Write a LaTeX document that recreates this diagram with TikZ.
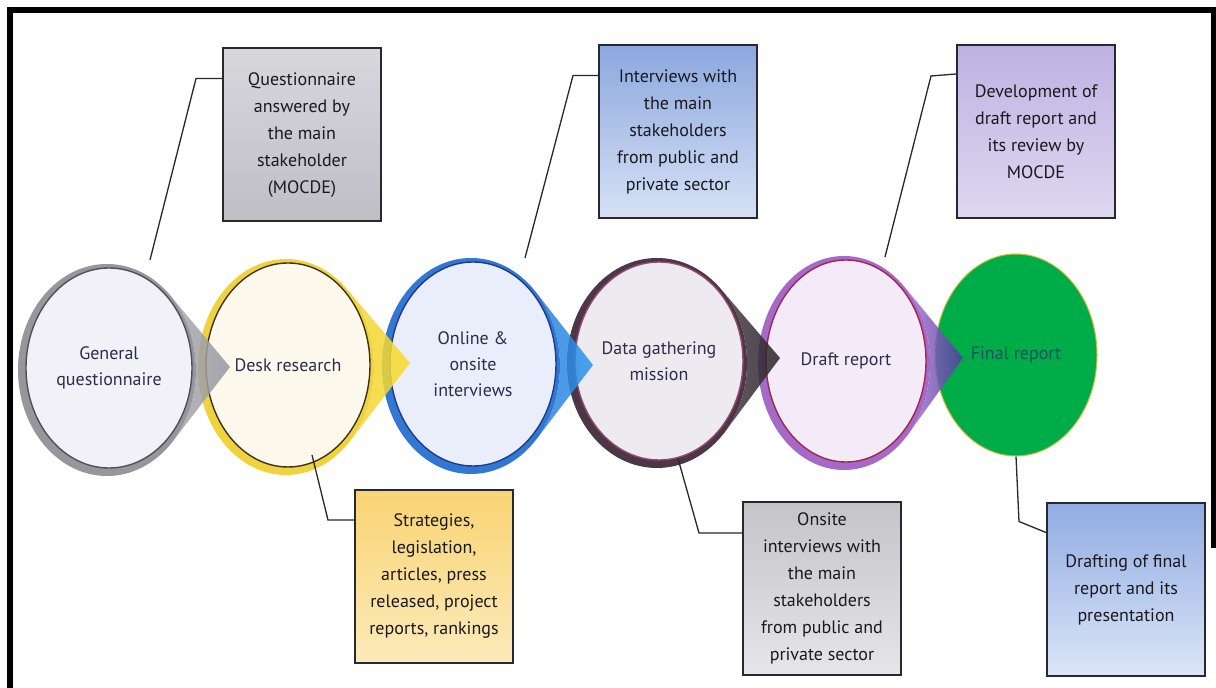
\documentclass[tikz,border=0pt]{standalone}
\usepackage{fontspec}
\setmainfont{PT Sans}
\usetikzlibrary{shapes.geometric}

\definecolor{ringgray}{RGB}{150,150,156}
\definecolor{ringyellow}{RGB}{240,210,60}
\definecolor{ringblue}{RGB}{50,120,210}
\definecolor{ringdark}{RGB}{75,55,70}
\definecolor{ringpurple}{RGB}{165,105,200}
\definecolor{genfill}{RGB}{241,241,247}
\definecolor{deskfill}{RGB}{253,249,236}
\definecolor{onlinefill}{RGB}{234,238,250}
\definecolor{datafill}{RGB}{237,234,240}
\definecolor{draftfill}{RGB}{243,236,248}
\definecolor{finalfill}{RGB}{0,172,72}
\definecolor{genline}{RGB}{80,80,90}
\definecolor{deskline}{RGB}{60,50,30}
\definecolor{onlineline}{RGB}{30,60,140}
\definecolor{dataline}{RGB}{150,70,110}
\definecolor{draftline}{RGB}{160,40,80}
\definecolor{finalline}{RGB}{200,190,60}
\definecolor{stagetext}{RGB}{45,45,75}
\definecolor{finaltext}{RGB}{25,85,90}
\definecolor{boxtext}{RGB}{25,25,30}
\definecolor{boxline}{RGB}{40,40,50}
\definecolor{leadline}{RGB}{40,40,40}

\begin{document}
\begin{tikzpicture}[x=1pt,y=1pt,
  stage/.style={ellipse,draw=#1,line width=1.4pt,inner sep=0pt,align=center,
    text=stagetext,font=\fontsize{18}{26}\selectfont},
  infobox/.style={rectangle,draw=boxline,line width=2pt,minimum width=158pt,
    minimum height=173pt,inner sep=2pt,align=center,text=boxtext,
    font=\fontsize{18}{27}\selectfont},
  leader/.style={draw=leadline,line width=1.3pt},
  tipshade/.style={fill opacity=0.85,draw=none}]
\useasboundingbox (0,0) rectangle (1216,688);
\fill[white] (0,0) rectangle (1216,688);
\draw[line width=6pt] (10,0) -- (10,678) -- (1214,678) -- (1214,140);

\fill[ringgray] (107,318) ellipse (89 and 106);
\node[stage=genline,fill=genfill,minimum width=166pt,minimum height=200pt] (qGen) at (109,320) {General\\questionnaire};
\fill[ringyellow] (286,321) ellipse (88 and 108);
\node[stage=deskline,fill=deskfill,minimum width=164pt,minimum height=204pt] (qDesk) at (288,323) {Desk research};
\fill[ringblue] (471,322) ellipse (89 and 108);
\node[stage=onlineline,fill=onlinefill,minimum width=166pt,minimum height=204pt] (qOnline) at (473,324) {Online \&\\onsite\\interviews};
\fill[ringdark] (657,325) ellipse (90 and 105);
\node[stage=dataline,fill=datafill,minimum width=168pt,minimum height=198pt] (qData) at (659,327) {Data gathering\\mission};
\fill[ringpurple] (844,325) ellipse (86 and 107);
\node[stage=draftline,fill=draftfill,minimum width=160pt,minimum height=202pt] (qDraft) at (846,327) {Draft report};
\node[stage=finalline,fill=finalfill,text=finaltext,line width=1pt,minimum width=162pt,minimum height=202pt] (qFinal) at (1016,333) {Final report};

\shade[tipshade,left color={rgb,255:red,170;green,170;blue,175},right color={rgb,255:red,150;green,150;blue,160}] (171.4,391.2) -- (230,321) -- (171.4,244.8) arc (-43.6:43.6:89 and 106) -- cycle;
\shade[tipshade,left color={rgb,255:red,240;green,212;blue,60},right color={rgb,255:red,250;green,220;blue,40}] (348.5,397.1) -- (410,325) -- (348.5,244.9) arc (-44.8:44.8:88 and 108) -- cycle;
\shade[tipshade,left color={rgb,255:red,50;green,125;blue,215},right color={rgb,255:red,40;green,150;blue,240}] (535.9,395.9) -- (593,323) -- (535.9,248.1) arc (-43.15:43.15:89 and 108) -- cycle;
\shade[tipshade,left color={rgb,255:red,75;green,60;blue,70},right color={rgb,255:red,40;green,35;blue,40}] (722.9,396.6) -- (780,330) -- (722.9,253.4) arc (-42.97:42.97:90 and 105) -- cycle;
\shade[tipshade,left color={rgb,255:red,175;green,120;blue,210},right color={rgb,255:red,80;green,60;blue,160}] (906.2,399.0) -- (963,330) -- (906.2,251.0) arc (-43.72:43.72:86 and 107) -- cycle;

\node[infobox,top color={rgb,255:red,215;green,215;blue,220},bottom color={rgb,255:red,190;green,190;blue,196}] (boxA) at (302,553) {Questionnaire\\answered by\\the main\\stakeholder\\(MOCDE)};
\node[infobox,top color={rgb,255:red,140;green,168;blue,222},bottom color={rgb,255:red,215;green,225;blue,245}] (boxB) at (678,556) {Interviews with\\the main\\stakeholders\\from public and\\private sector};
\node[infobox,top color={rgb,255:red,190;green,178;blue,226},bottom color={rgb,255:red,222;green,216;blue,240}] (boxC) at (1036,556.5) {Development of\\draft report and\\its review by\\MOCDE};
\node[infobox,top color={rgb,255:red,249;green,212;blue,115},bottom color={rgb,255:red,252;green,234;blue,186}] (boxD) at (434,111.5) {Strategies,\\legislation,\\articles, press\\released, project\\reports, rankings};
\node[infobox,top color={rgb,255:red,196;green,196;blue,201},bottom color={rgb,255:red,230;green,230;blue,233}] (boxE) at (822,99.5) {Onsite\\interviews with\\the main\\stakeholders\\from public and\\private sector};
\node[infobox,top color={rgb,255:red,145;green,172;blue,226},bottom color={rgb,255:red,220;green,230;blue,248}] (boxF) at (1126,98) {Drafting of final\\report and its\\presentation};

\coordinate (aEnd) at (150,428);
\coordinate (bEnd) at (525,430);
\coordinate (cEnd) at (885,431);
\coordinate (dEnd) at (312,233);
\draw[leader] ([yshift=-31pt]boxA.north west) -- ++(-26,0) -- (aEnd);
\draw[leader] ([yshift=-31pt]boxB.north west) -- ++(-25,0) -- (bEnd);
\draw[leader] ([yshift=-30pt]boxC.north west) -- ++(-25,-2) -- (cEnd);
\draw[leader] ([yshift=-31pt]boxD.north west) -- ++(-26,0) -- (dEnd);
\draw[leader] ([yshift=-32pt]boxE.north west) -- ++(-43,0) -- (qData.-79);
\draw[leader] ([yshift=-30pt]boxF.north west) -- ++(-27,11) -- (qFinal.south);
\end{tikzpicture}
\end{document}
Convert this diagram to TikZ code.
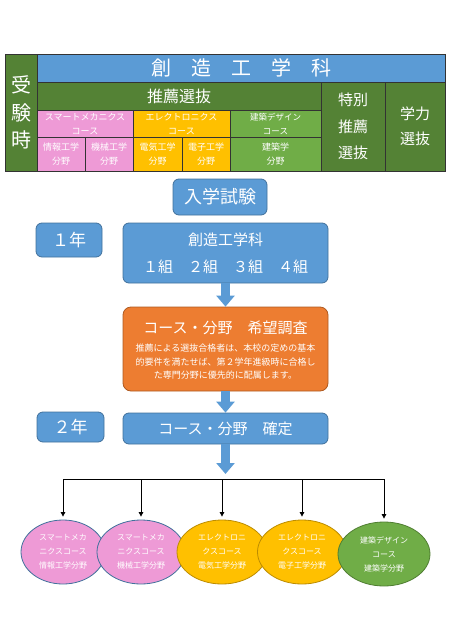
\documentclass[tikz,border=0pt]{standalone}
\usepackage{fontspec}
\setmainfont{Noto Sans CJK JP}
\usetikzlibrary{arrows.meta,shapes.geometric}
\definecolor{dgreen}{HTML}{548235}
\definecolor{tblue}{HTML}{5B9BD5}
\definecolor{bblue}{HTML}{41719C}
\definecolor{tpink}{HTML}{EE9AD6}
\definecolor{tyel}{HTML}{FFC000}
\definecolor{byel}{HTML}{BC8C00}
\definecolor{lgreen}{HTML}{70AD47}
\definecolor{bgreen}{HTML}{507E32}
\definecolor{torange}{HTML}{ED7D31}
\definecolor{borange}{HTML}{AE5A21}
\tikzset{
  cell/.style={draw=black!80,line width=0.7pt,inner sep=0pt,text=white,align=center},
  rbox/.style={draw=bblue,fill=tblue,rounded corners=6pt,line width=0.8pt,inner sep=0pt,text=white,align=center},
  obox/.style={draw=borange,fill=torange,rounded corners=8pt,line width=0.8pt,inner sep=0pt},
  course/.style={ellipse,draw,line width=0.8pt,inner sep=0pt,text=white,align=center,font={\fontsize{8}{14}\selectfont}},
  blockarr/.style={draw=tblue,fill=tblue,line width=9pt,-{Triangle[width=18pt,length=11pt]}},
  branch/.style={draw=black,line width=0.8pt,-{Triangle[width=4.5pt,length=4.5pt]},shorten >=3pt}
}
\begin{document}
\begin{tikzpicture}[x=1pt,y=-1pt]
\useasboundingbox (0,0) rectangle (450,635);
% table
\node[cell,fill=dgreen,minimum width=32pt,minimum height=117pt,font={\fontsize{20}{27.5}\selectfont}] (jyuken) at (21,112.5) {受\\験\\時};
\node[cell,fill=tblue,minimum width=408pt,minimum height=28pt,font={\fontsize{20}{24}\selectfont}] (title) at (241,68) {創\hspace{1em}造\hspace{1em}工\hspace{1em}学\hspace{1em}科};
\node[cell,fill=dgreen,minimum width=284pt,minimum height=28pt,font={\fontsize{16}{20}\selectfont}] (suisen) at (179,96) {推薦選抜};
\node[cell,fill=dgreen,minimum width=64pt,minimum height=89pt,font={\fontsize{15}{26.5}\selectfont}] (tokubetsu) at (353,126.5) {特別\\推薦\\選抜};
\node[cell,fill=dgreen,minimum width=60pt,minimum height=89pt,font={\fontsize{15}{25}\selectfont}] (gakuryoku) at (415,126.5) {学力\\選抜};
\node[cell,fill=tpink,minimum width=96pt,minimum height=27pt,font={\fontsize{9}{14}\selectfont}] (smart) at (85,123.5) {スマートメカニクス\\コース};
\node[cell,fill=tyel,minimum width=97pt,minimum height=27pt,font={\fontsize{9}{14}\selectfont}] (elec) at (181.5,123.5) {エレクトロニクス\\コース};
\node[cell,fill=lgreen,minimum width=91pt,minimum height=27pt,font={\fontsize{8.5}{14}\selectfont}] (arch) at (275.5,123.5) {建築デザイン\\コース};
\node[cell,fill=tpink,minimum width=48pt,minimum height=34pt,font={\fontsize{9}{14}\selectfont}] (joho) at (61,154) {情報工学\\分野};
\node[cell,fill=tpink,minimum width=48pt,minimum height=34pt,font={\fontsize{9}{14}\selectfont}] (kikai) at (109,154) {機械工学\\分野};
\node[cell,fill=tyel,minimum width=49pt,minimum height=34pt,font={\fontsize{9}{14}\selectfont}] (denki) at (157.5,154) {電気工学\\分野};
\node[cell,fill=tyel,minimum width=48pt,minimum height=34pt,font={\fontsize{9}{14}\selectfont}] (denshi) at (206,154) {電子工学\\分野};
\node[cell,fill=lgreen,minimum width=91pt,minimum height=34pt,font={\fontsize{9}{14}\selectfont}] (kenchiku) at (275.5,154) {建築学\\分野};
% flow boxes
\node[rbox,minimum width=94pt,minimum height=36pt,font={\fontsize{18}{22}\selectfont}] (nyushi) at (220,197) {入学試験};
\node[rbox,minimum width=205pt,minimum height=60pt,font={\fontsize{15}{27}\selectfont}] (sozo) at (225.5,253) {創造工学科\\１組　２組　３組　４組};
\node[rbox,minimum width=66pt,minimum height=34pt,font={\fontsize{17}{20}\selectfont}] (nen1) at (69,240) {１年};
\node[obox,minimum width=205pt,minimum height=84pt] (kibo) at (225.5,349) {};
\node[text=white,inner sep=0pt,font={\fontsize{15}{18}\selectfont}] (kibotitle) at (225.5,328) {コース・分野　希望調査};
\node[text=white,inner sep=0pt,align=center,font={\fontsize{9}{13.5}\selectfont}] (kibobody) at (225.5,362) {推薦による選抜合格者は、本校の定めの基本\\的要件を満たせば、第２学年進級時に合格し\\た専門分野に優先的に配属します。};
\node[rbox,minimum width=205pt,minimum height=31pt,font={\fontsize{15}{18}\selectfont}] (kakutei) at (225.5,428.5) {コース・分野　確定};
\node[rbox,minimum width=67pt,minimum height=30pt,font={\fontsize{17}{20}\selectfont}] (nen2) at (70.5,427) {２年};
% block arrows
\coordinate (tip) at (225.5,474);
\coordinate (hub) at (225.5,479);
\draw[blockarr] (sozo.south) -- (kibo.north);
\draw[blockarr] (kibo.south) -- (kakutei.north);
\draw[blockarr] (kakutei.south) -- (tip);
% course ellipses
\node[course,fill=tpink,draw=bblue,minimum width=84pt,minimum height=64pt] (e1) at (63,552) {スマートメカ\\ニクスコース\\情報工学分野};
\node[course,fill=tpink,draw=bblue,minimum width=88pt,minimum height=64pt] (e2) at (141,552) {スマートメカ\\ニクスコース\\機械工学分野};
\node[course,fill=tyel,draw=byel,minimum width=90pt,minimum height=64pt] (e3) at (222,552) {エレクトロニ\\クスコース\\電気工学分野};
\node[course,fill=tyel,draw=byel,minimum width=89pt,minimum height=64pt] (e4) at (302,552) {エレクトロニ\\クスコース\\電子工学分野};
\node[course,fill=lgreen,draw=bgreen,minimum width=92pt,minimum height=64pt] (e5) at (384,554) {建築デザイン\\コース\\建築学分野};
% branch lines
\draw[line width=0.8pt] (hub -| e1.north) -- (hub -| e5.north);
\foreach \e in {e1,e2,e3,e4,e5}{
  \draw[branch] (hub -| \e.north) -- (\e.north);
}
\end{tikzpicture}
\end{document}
# # # # # # #
> STATED EXERCISE
Filter the entries down to the lines with the word "diagram" in them.

> FINAL ANSWER
Write a LaTeX document that recreates this diagram with TikZ.
Convert this diagram to TikZ code.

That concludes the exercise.